Orange Juice Color Differences

By Cook's Illustrated Published November 2009

Why does freshly squeezed orange juice appear lighter in color at different times of the year while the appearance of the carton juice is consistent?

The color of orange juice depends on the variety of orange used and when in the season it was harvested. The earliest juice is virtually clear, while late-harvest juice has that familiar deep-orange color of carton juice. Though color doesn’t necessarily have anything to do with taste or sweetness, manufacturers of carton juice (like Tropicana) try to ensure their juice always looks the same. They squeeze and store juice from the early, mid-, and late-season harvests in super-chilled vats that preserve flavor, then mix the juices together to make them consistent from carton to carton. To further enhance color, manufacturers add up to 10 percent vividly colored mandarin orange juice as well as pigment from orange peels.

When you buy freshly squeezed orange juice, you’re getting the juice direct from harvesting, with no mixing and matching, so the color may change as the season goes on. You may notice another difference with freshly squeezed juice: It tends to separate, while carton juice doesn’t.

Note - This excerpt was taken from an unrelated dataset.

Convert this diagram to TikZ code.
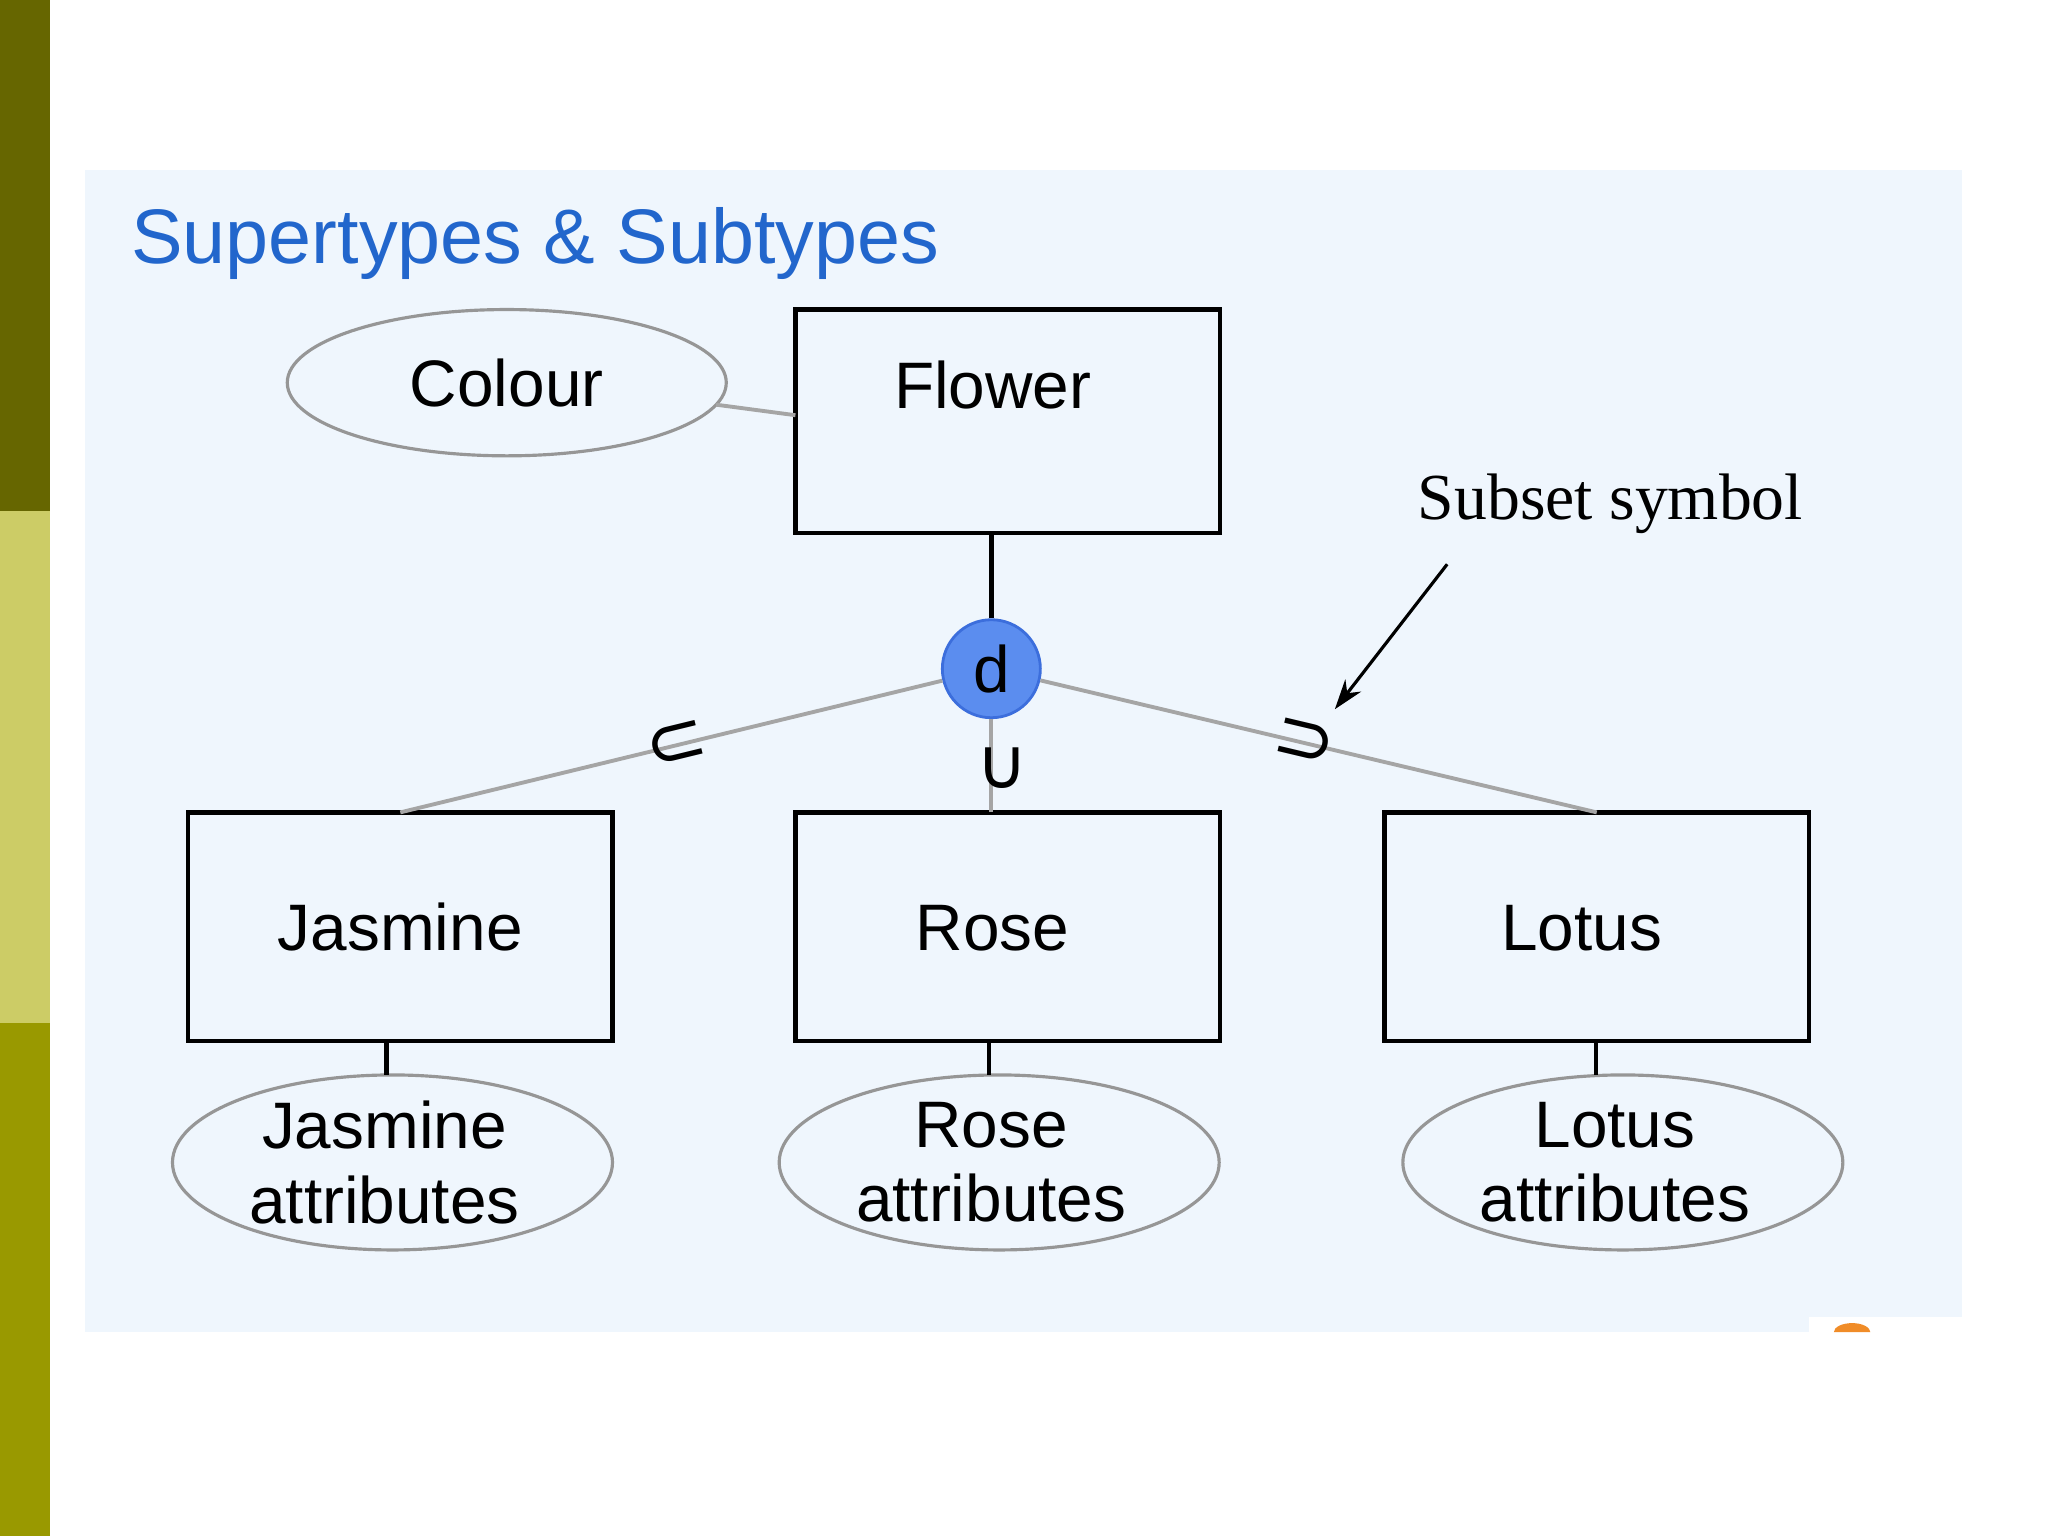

Carton juice is pasteurized at a high temperature (over 190 degrees) to extend shelf life and to deactivate an enzyme called pectinesterase that causes the juice to separate upon standing. Freshly squeezed juice is “flash pasteurized” at a lower temperature that doesn’t impact this enzyme.

In a nutshell: Any variance in a natural, minimally processed product like freshly squeezed orange juice is, well, natural.

FRESHUnlike carton juice, freshly squeezed orange juice has natural variations in color.